16. Aan de bestanddelen van de delictomschrijving van opzettelijke vrijheidsberoving is in het onderhavige geval dan ook niet voldaan. Op grond van die delictomschrijving dient bewezen te worden geacht dat [verdachte] (1) het oogmerk heeft gehad om [benadeelde partij 1] van haar vrijheid te beroven of beroofd te houden, (2) wetende dat dit in strijd was met het recht.
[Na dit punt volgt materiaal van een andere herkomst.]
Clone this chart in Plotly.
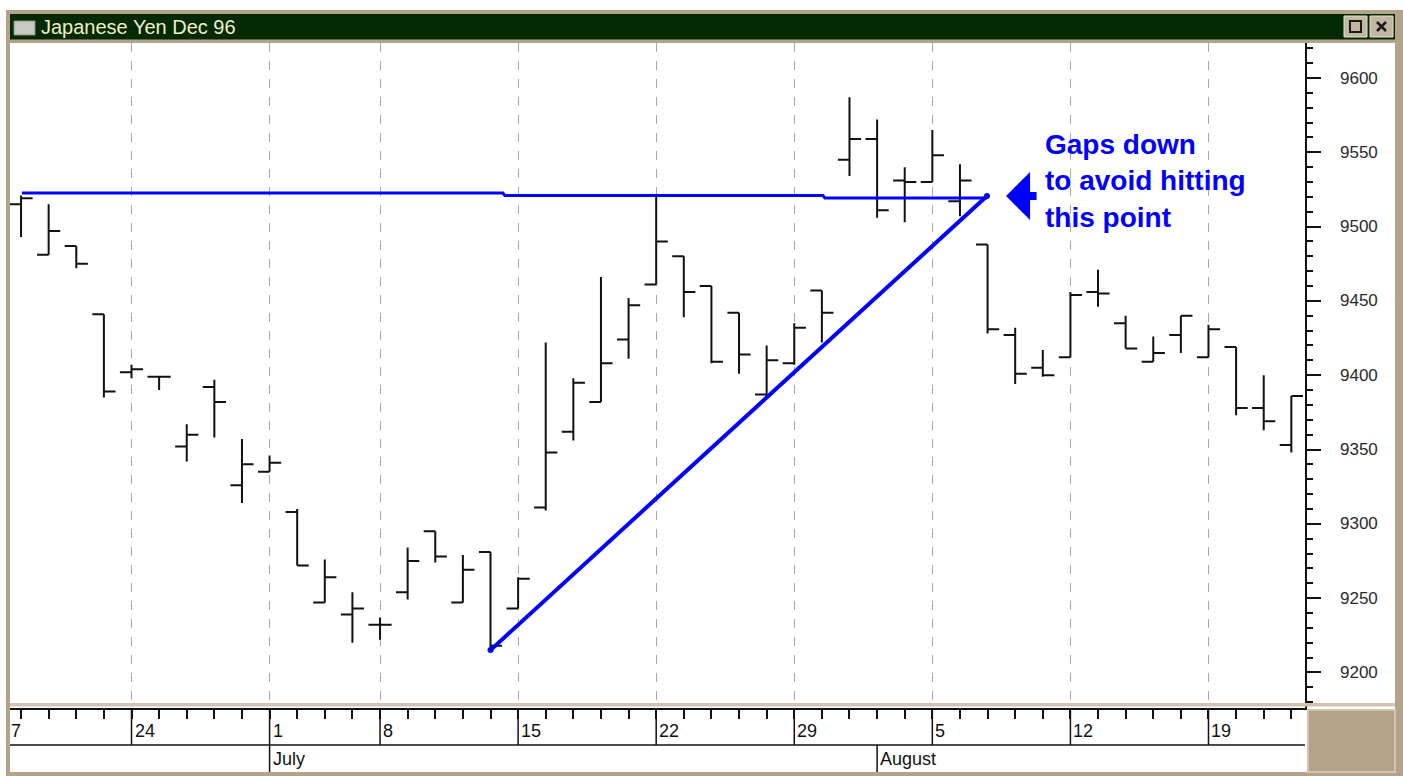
import plotly.graph_objects as go

# ---------------- data ----------------
dates = ["1996-06-18", "1996-06-19", "1996-06-20", "1996-06-21",
         "1996-06-24", "1996-06-25", "1996-06-26", "1996-06-27", "1996-06-28",
         "1996-07-01", "1996-07-02", "1996-07-03", "1996-07-05",
         "1996-07-08", "1996-07-09", "1996-07-10", "1996-07-11", "1996-07-12",
         "1996-07-15", "1996-07-16", "1996-07-17", "1996-07-18", "1996-07-19",
         "1996-07-22", "1996-07-23", "1996-07-24", "1996-07-25", "1996-07-26",
         "1996-07-29", "1996-07-30", "1996-07-31", "1996-08-01", "1996-08-02",
         "1996-08-05", "1996-08-06", "1996-08-07", "1996-08-08", "1996-08-09",
         "1996-08-12", "1996-08-13", "1996-08-14", "1996-08-15", "1996-08-16",
         "1996-08-19", "1996-08-20", "1996-08-21", "1996-08-22"]

opens = [9515, 9481, 9487, 9441,
         9402, 9399, 9352, 9392, 9326,
         9335, 9308, 9247, 9239,
         9232, 9254, 9295, 9247, 9281,
         9243, 9311, 9362, 9382, 9424,
         9461, 9480, 9460, 9442, 9387,
         9408, 9457, 9545, 9559, 9531,
         9530, 9517, 9488, 9427, 9405,
         9412, 9456, 9435, 9409, 9427,
         9412, 9419, 9378, 9353]
highs = [9521, 9515, 9487, 9441,
         9407, 9399, 9367, 9397, 9357,
         9346, 9310, 9276, 9254,
         9237, 9284, 9295, 9279, 9281,
         9264, 9422, 9398, 9466, 9452,
         9520, 9480, 9460, 9442, 9420,
         9435, 9457, 9587, 9572, 9540,
         9565, 9542, 9488, 9432, 9417,
         9456, 9471, 9440, 9426, 9440,
         9434, 9419, 9400, 9386]
lows = [9493, 9481, 9472, 9385,
        9398, 9390, 9342, 9358, 9314,
        9335, 9272, 9247, 9220,
        9222, 9249, 9274, 9247, 9215,
        9243, 9309, 9356, 9382, 9411,
        9461, 9439, 9408, 9401, 9386,
        9407, 9422, 9534, 9506, 9503,
        9530, 9507, 9428, 9394, 9399,
        9412, 9446, 9418, 9409, 9415,
        9412, 9373, 9363, 9348]
closes = [9519, 9497, 9475, 9389,
          9404, 9399, 9360, 9382, 9340,
          9341, 9272, 9264, 9243,
          9232, 9275, 9278, 9269, 9218,
          9263, 9348, 9395, 9408, 9447,
          9490, 9456, 9409, 9414, 9410,
          9432, 9442, 9559, 9511, 9530,
          9548, 9531, 9431, 9401, 9400,
          9454, 9455, 9418, 9415, 9440,
          9431, 9378, 9369, 9386]

price_ticks = [9200, 9250, 9300, 9350, 9400, 9450, 9500, 9550, 9600]

week_starts = ["1996-06-24", "1996-07-01", "1996-07-08", "1996-07-15", "1996-07-22",
               "1996-07-29", "1996-08-05", "1996-08-12", "1996-08-19"]
week_labels = ["24", "1", "8", "15", "22", "29", "5", "12", "19"]
month_starts = ["1996-07-01", "1996-08-01"]
month_labels = ["July", "August"]

# hand-drawn annotation lines (trading-day index, price)
resist_x = [0.03, 17.45, 17.52, 29.04, 29.11, 34.98]
resist_y = [9522.6, 9522.6, 9520.9, 9520.9, 9519.2, 9519.2]
trend_x = [17.0, 34.98]
trend_y = [9215, 9520.6]
arrow_x, arrow_y = 35.67, 9520.6
note_x, note_y = 37.01, 9530.7
note_text = "Gaps down<br>to avoid hitting<br>this point"
title_text = "Japanese Yen Dec 96"

# ---------------- derived ----------------
xi = list(range(len(dates)))
pos = {d: i for i, d in enumerate(dates)}

W, H = 1403, 776
L, R, T, B = 10, 1305, 43, 708
PW, PH = R - L, B - T


def px(p):
    return (p - L) / PW


def py(p):
    return (B - p) / PH


FONT = "Liberation Sans, Arial, sans-serif"
TAN = "#b3a38a"
TAN_LIGHT = "#cfc5b2"
BLUE = "#0000ff"

fig = go.Figure()
fig.add_trace(go.Ohlc(
    x=xi, open=opens, high=highs, low=lows, close=closes,
    increasing=dict(line=dict(color="#111111", width=2)),
    decreasing=dict(line=dict(color="#111111", width=2)),
    tickwidth=0.42, hoverinfo="skip", showlegend=False))

fig.add_trace(go.Scatter(x=resist_x, y=resist_y, mode="lines",
                         line=dict(color=BLUE, width=3), hoverinfo="skip", showlegend=False))
fig.add_trace(go.Scatter(x=trend_x, y=trend_y, mode="lines+markers",
                         line=dict(color=BLUE, width=4), marker=dict(color=BLUE, size=6),
                         hoverinfo="skip", showlegend=False))

shapes = []
# window frame
shapes.append(dict(type="rect", xref="paper", yref="paper", x0=px(8), x1=px(1403), y0=py(10), y1=py(43),
                   fillcolor=TAN, line=dict(width=0), layer="below"))
shapes.append(dict(type="rect", xref="paper", yref="paper", x0=px(10), x1=px(1395), y0=py(14), y1=py(39.5),
                   fillcolor="#032a03", line=dict(width=0), layer="below"))
shapes.append(dict(type="rect", xref="paper", yref="paper", x0=px(6), x1=px(10), y0=py(10), y1=py(776),
                   fillcolor=TAN, line=dict(width=0), layer="above"))
shapes.append(dict(type="rect", xref="paper", yref="paper", x0=px(1395), x1=px(1403), y0=py(10), y1=py(776),
                   fillcolor=TAN, line=dict(width=0), layer="above"))
shapes.append(dict(type="rect", xref="paper", yref="paper", x0=px(6), x1=px(1403), y0=py(772), y1=py(776),
                   fillcolor=TAN, line=dict(width=0), layer="above"))
# tan strip between chart and date scale
shapes.append(dict(type="rect", xref="paper", yref="paper", x0=px(10), x1=px(1395), y0=py(703), y1=py(706.5),
                   fillcolor=TAN_LIGHT, line=dict(width=0), layer="above"))
# bottom-right tan box
shapes.append(dict(type="rect", xref="paper", yref="paper", x0=px(1308), x1=px(1395), y0=py(710), y1=py(772),
                   fillcolor=TAN, line=dict(color=TAN_LIGHT, width=2), layer="above"))
# title icon and buttons
shapes.append(dict(type="rect", xref="paper", yref="paper", x0=px(14), x1=px(35), y0=py(21), y1=py(35),
                   fillcolor="#c9c9c3", line=dict(color="#8a8a80", width=1), layer="above"))
for b0 in (1344, 1370):
    shapes.append(dict(type="rect", xref="paper", yref="paper", x0=px(b0), x1=px(b0 + 23), y0=py(16), y1=py(37),
                       fillcolor="#c3b7a1", line=dict(color="#e6dfd0", width=1), layer="above"))
shapes.append(dict(type="rect", xref="paper", yref="paper", x0=px(1350), x1=px(1361), y0=py(21), y1=py(32),
                   fillcolor="rgba(0,0,0,0)", line=dict(color="#1a1a1a", width=2), layer="above"))
# close-button cross
shapes.append(dict(type="line", xref="paper", yref="paper", x0=px(1377), x1=px(1386), y0=py(22), y1=py(31),
                   line=dict(color="#1a1a1a", width=2.5), layer="above"))
shapes.append(dict(type="line", xref="paper", yref="paper", x0=px(1377), x1=px(1386), y0=py(31), y1=py(22),
                   line=dict(color="#1a1a1a", width=2.5), layer="above"))
# date scale: row separator
shapes.append(dict(type="line", xref="paper", yref="paper", x0=0, x1=1, y0=py(745), y1=py(745),
                   line=dict(color="#111111", width=1.5), layer="above"))
# week dividers
for d in week_starts:
    shapes.append(dict(type="line", xref="x", yref="paper", x0=pos[d], x1=pos[d], y0=py(708), y1=py(745),
                       line=dict(color="#111111", width=1.5), layer="above"))
# month dividers
for d in month_starts:
    shapes.append(dict(type="line", xref="x", yref="paper", x0=pos[d], x1=pos[d], y0=py(745), y1=py(772),
                       line=dict(color="#111111", width=1.5), layer="above"))

annotations = []
annotations.append(dict(text=title_text, xref="paper", yref="paper", x=px(39), y=py(27), xanchor="left",
                        yanchor="middle", showarrow=False, font=dict(family=FONT, size=20, color="#f2eec6")))
for d, lab in zip(week_starts, week_labels):
    annotations.append(dict(text=lab, xref="x", yref="paper", x=pos[d], y=py(731), xanchor="left",
                            yanchor="middle", xshift=1, showarrow=False,
                            font=dict(family=FONT, size=18, color="#111111")))
annotations.append(dict(text="7", xref="paper", yref="paper", x=px(9), y=py(731), xanchor="left",
                        yanchor="middle", showarrow=False, font=dict(family=FONT, size=18, color="#111111")))
for d, lab in zip(month_starts, month_labels):
    annotations.append(dict(text=lab, xref="x", yref="paper", x=pos[d], y=py(759), xanchor="left",
                            yanchor="middle", xshift=1, showarrow=False,
                            font=dict(family=FONT, size=18, color="#111111")))
for v in price_ticks:
    annotations.append(dict(text=str(v), xref="paper", yref="y", x=px(1338), y=v, xanchor="left",
                            yanchor="middle", showarrow=False,
                            font=dict(family=FONT, size=17, color="#2a2a2a")))
annotations.append(dict(text=" ", x=arrow_x, y=arrow_y, xref="x", yref="y", showarrow=True,
                        ax=32, ay=0, arrowhead=1, arrowsize=1, arrowwidth=8, arrowcolor=BLUE,
                        standoff=0, font=dict(size=1)))
annotations.append(dict(text="<b>" + note_text + "</b>", x=note_x, y=note_y, xref="x", yref="y",
                        xanchor="left", yanchor="middle", align="left", showarrow=False,
                        font=dict(family=FONT, size=28, color=BLUE)))

fig.update_layout(
    width=W, height=H,
    margin=dict(l=L, r=W - R, t=T, b=H - B, pad=0),
    paper_bgcolor="white", plot_bgcolor="white",
    showlegend=False,
    shapes=shapes, annotations=annotations,
    xaxis=dict(
        type="linear", range=[-0.400, 46.495],
        rangeslider=dict(visible=False),
        tickvals=[pos[d] for d in week_starts], showticklabels=False,
        ticks="outside", ticklen=9, tickcolor="#111111", tickwidth=1.5,
        showgrid=True, gridcolor="#a8a8a8", griddash="dash", gridwidth=1,
        minor=dict(dtick=1, tick0=0, ticks="outside", ticklen=9, tickcolor="#111111", tickwidth=1.5,
                   showgrid=False),
        showline=True, linecolor="#111111", linewidth=1.5,
        zeroline=False, fixedrange=True),
    yaxis=dict(
        side="right", range=[9176.04, 9623.55],
        tickvals=price_ticks, showticklabels=False,
        ticks="outside", ticklen=14, tickcolor="#111111", tickwidth=1.5,
        minor=dict(dtick=10, tick0=0, ticks="outside", ticklen=6, tickcolor="#111111", tickwidth=1.5,
                   showgrid=False),
        showgrid=False, zeroline=False,
        showline=True, linecolor="#111111", linewidth=2,
        fixedrange=True),
)

fig.write_html("out.html", config={"displayModeBar": False},
               post_script="document.body.style.margin='0';document.body.style.padding='0';"
                           "document.body.style.overflow='hidden';")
17. Ten eerste is geen sprake van het oogmerk om [benadeelde partij 1] van haar vrijheid te beroven of beroofd te houden. Het oogmerk van [verdachte] was namelijk gericht op het voorkomen, dan wel het wegnemen van het door [benadeelde partij 1] als gevolg van haar stoornis veroorzaakte gevaar. Dat is immers het doel van de procedure van art. 2 Wet Bopz en niet, zoals de Officier blijkbaar veronderstelt, het beroven van een persoon van zijn vrijheid.
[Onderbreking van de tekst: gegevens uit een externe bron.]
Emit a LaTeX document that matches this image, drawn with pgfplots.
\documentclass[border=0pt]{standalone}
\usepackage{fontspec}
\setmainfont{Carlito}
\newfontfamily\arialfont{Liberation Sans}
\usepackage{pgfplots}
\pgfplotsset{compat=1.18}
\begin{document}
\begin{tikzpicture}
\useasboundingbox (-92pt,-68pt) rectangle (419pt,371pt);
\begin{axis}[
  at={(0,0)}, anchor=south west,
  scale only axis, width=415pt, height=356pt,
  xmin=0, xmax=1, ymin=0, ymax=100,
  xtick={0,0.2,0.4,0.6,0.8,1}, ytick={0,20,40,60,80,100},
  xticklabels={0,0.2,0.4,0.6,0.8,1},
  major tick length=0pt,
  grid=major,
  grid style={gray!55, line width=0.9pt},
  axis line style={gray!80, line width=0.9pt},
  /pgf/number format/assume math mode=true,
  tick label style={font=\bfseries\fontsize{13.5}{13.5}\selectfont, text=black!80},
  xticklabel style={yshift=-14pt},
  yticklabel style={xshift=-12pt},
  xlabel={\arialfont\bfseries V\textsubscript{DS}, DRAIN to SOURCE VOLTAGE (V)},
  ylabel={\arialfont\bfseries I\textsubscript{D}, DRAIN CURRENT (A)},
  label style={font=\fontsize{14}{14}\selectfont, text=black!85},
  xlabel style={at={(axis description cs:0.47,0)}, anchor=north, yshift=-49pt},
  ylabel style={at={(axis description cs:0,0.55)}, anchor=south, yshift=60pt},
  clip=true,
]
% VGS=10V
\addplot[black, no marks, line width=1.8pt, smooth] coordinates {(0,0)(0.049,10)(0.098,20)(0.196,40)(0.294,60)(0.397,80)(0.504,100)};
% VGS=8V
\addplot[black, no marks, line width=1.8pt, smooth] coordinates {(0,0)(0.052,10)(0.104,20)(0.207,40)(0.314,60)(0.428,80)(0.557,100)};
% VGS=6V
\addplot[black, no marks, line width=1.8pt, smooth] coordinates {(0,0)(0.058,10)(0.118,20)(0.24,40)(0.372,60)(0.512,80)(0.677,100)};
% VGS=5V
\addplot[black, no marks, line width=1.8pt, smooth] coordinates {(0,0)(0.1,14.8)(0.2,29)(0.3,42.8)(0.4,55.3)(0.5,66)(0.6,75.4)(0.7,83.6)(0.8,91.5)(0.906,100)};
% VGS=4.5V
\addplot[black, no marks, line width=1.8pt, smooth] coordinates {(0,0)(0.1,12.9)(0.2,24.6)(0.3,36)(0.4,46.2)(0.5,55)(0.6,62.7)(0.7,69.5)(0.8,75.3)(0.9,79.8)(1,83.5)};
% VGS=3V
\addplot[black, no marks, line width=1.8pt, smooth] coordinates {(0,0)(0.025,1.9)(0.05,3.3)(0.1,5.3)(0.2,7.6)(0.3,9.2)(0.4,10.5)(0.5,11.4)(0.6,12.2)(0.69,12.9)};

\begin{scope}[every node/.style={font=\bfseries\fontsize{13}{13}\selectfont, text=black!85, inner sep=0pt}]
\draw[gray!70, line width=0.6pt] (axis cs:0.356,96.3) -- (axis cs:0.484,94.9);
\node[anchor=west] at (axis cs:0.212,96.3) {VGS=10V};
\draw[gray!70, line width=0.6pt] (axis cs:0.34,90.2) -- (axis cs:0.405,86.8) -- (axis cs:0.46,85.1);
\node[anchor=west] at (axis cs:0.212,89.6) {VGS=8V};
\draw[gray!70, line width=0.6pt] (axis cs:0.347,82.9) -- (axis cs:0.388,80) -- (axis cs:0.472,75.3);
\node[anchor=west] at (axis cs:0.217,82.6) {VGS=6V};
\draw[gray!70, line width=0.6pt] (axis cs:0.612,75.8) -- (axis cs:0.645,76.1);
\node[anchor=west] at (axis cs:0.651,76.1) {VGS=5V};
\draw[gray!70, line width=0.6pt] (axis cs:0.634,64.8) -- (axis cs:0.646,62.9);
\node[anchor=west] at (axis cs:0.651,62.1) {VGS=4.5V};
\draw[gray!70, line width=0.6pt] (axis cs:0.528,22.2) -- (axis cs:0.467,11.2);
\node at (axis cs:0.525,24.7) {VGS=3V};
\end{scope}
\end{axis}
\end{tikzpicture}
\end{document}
18. Ten tweede is er geen sprake van dat de opzet van [verdachte] zou zijn gericht op de wederrechtelijkheid. Hij heeft immers de procedure van art. 2 Wet Bopz toe gepast op een situatie waarvoor die bepaling is geschreven, namelijk het aanvragen van een voorlopige machtiging ten behoeve van een persoon die aanvankelijk vrijwillig in de instelling verbleef maar die niet langer blijk geeft van de nodige bereidheid. Dat als onvermijdelijke gevolg daarvan gedurende een bepaalde tijd niet over de bescheiden als bedoeld in art 53 en/of 54 Wet Bopz wordt beschikt, kan niet aan [verdachte] worden tegengeworpen en wil al helemaal niet zeggen dat het opzet van [verdachte] daardoor gericht zou zijn geweest op de wederrechtelijkheid van de vrijheidsberoving. Zo men wil, hebben we hier te maken met een lacune in de wetgeving, waar overigens niet eerder zulke verstrekkende en, naar de mening van [verdachte], disproportionele gevolgen aan zijn verbonden als thans door de A.G. wordt voorgesteld. [Verdachte] is dan ook terecht vrijgesproken van het ten taste gelegde.